Plotting code records

————————

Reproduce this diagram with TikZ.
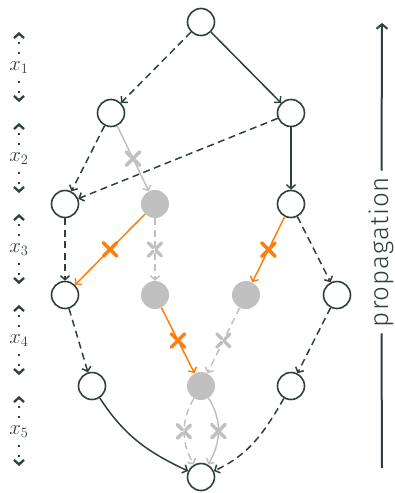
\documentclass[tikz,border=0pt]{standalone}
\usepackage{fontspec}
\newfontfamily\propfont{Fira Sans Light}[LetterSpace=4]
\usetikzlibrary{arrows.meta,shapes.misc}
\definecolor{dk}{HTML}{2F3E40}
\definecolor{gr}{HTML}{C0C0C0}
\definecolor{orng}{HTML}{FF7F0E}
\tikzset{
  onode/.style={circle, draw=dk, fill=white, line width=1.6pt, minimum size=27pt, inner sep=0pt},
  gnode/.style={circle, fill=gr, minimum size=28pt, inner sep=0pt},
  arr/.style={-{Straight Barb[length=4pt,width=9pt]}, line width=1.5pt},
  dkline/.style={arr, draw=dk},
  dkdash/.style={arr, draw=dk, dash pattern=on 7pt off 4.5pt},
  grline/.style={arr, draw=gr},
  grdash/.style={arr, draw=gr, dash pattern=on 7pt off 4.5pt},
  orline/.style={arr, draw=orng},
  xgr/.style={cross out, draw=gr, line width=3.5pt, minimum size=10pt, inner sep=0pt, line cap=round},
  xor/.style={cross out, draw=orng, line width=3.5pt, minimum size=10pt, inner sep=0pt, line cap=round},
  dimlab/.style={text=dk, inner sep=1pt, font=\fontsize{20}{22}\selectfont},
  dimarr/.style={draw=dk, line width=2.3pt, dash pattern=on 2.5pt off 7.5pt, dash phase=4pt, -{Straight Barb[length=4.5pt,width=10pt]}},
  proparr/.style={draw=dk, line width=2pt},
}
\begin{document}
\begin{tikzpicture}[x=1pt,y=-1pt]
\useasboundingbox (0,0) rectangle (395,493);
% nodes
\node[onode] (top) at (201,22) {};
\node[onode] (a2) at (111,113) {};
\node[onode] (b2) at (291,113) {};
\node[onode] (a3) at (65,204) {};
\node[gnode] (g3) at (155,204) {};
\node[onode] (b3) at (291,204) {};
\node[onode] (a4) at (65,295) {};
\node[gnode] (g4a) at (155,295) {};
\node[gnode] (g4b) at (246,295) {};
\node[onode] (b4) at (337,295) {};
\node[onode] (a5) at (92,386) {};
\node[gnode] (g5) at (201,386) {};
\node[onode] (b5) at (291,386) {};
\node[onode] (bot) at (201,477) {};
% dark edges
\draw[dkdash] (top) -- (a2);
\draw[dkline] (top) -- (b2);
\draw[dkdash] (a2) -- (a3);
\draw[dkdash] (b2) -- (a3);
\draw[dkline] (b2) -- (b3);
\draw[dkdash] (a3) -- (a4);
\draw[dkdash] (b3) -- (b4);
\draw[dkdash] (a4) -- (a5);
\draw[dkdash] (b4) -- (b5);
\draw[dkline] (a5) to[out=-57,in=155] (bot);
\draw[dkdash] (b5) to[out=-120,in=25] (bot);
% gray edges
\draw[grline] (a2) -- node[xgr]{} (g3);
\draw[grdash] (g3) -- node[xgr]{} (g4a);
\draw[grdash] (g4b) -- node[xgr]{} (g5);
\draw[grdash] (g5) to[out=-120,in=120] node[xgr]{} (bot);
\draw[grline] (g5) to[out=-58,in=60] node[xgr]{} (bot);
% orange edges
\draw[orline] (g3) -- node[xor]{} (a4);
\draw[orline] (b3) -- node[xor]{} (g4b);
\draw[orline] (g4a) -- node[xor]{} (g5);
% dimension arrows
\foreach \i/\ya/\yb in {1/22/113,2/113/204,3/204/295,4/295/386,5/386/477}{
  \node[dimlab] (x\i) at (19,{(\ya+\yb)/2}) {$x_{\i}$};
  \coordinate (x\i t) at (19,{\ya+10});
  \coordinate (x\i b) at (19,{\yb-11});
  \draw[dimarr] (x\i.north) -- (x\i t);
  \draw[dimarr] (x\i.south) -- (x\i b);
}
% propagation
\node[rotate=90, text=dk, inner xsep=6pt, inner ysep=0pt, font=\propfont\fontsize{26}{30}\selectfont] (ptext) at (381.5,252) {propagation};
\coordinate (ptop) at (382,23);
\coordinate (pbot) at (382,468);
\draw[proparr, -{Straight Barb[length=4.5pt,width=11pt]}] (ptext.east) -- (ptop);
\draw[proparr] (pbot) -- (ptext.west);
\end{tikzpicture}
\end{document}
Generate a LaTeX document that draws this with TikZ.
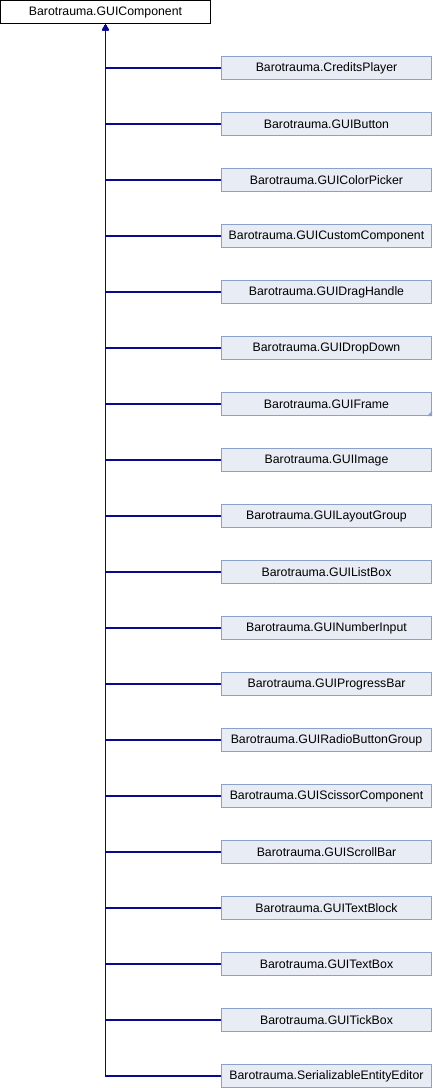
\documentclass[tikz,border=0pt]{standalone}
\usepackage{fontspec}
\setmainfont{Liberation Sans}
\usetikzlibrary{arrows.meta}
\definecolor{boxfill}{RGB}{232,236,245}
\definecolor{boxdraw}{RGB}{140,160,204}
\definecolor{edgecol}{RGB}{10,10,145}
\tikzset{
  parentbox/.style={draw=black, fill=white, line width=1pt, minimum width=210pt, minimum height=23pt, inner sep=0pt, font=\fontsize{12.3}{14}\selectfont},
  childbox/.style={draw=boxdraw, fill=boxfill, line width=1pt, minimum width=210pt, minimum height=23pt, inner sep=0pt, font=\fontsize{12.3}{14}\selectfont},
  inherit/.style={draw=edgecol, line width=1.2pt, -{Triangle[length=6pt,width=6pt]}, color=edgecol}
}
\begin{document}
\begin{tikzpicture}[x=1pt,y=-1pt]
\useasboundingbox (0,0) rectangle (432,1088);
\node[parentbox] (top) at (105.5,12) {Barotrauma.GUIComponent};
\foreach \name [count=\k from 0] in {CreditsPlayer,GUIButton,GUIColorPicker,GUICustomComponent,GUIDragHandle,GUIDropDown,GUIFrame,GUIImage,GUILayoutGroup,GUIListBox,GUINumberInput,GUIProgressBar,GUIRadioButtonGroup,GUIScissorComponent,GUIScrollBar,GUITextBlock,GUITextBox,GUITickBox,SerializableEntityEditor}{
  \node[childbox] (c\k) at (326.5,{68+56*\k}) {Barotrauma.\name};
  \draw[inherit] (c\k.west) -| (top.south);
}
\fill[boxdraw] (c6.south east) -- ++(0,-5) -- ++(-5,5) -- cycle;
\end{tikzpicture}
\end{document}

————————

# [Task directions]
Leave the pictures out and copy the rest of the data exactly.

# [Expected output]
Reproduce this diagram with TikZ.
\documentclass[tikz,border=0pt]{standalone}
\usepackage{fontspec}
\newfontfamily\propfont{Fira Sans Light}[LetterSpace=4]
\usetikzlibrary{arrows.meta,shapes.misc}
\definecolor{dk}{HTML}{2F3E40}
\definecolor{gr}{HTML}{C0C0C0}
\definecolor{orng}{HTML}{FF7F0E}
\tikzset{
  onode/.style={circle, draw=dk, fill=white, line width=1.6pt, minimum size=27pt, inner sep=0pt},
  gnode/.style={circle, fill=gr, minimum size=28pt, inner sep=0pt},
  arr/.style={-{Straight Barb[length=4pt,width=9pt]}, line width=1.5pt},
  dkline/.style={arr, draw=dk},
  dkdash/.style={arr, draw=dk, dash pattern=on 7pt off 4.5pt},
  grline/.style={arr, draw=gr},
  grdash/.style={arr, draw=gr, dash pattern=on 7pt off 4.5pt},
  orline/.style={arr, draw=orng},
  xgr/.style={cross out, draw=gr, line width=3.5pt, minimum size=10pt, inner sep=0pt, line cap=round},
  xor/.style={cross out, draw=orng, line width=3.5pt, minimum size=10pt, inner sep=0pt, line cap=round},
  dimlab/.style={text=dk, inner sep=1pt, font=\fontsize{20}{22}\selectfont},
  dimarr/.style={draw=dk, line width=2.3pt, dash pattern=on 2.5pt off 7.5pt, dash phase=4pt, -{Straight Barb[length=4.5pt,width=10pt]}},
  proparr/.style={draw=dk, line width=2pt},
}
\begin{document}
\begin{tikzpicture}[x=1pt,y=-1pt]
\useasboundingbox (0,0) rectangle (395,493);
% nodes
\node[onode] (top) at (201,22) {};
\node[onode] (a2) at (111,113) {};
\node[onode] (b2) at (291,113) {};
\node[onode] (a3) at (65,204) {};
\node[gnode] (g3) at (155,204) {};
\node[onode] (b3) at (291,204) {};
\node[onode] (a4) at (65,295) {};
\node[gnode] (g4a) at (155,295) {};
\node[gnode] (g4b) at (246,295) {};
\node[onode] (b4) at (337,295) {};
\node[onode] (a5) at (92,386) {};
\node[gnode] (g5) at (201,386) {};
\node[onode] (b5) at (291,386) {};
\node[onode] (bot) at (201,477) {};
% dark edges
\draw[dkdash] (top) -- (a2);
\draw[dkline] (top) -- (b2);
\draw[dkdash] (a2) -- (a3);
\draw[dkdash] (b2) -- (a3);
\draw[dkline] (b2) -- (b3);
\draw[dkdash] (a3) -- (a4);
\draw[dkdash] (b3) -- (b4);
\draw[dkdash] (a4) -- (a5);
\draw[dkdash] (b4) -- (b5);
\draw[dkline] (a5) to[out=-57,in=155] (bot);
\draw[dkdash] (b5) to[out=-120,in=25] (bot);
% gray edges
\draw[grline] (a2) -- node[xgr]{} (g3);
\draw[grdash] (g3) -- node[xgr]{} (g4a);
\draw[grdash] (g4b) -- node[xgr]{} (g5);
\draw[grdash] (g5) to[out=-120,in=120] node[xgr]{} (bot);
\draw[grline] (g5) to[out=-58,in=60] node[xgr]{} (bot);
% orange edges
\draw[orline] (g3) -- node[xor]{} (a4);
\draw[orline] (b3) -- node[xor]{} (g4b);
\draw[orline] (g4a) -- node[xor]{} (g5);
% dimension arrows
\foreach \i/\ya/\yb in {1/22/113,2/113/204,3/204/295,4/295/386,5/386/477}{
  \node[dimlab] (x\i) at (19,{(\ya+\yb)/2}) {$x_{\i}$};
  \coordinate (x\i t) at (19,{\ya+10});
  \coordinate (x\i b) at (19,{\yb-11});
  \draw[dimarr] (x\i.north) -- (x\i t);
  \draw[dimarr] (x\i.south) -- (x\i b);
}
% propagation
\node[rotate=90, text=dk, inner xsep=6pt, inner ysep=0pt, font=\propfont\fontsize{26}{30}\selectfont] (ptext) at (381.5,252) {propagation};
\coordinate (ptop) at (382,23);
\coordinate (pbot) at (382,468);
\draw[proparr, -{Straight Barb[length=4.5pt,width=11pt]}] (ptext.east) -- (ptop);
\draw[proparr] (pbot) -- (ptext.west);
\end{tikzpicture}
\end{document}
Generate a LaTeX document that draws this with TikZ.
\documentclass[tikz,border=0pt]{standalone}
\usepackage{fontspec}
\setmainfont{Liberation Sans}
\usetikzlibrary{arrows.meta}
\definecolor{boxfill}{RGB}{232,236,245}
\definecolor{boxdraw}{RGB}{140,160,204}
\definecolor{edgecol}{RGB}{10,10,145}
\tikzset{
  parentbox/.style={draw=black, fill=white, line width=1pt, minimum width=210pt, minimum height=23pt, inner sep=0pt, font=\fontsize{12.3}{14}\selectfont},
  childbox/.style={draw=boxdraw, fill=boxfill, line width=1pt, minimum width=210pt, minimum height=23pt, inner sep=0pt, font=\fontsize{12.3}{14}\selectfont},
  inherit/.style={draw=edgecol, line width=1.2pt, -{Triangle[length=6pt,width=6pt]}, color=edgecol}
}
\begin{document}
\begin{tikzpicture}[x=1pt,y=-1pt]
\useasboundingbox (0,0) rectangle (432,1088);
\node[parentbox] (top) at (105.5,12) {Barotrauma.GUIComponent};
\foreach \name [count=\k from 0] in {CreditsPlayer,GUIButton,GUIColorPicker,GUICustomComponent,GUIDragHandle,GUIDropDown,GUIFrame,GUIImage,GUILayoutGroup,GUIListBox,GUINumberInput,GUIProgressBar,GUIRadioButtonGroup,GUIScissorComponent,GUIScrollBar,GUITextBlock,GUITextBox,GUITickBox,SerializableEntityEditor}{
  \node[childbox] (c\k) at (326.5,{68+56*\k}) {Barotrauma.\name};
  \draw[inherit] (c\k.west) -| (top.south);
}
\fill[boxdraw] (c6.south east) -- ++(0,-5) -- ++(-5,5) -- cycle;
\end{tikzpicture}
\end{document}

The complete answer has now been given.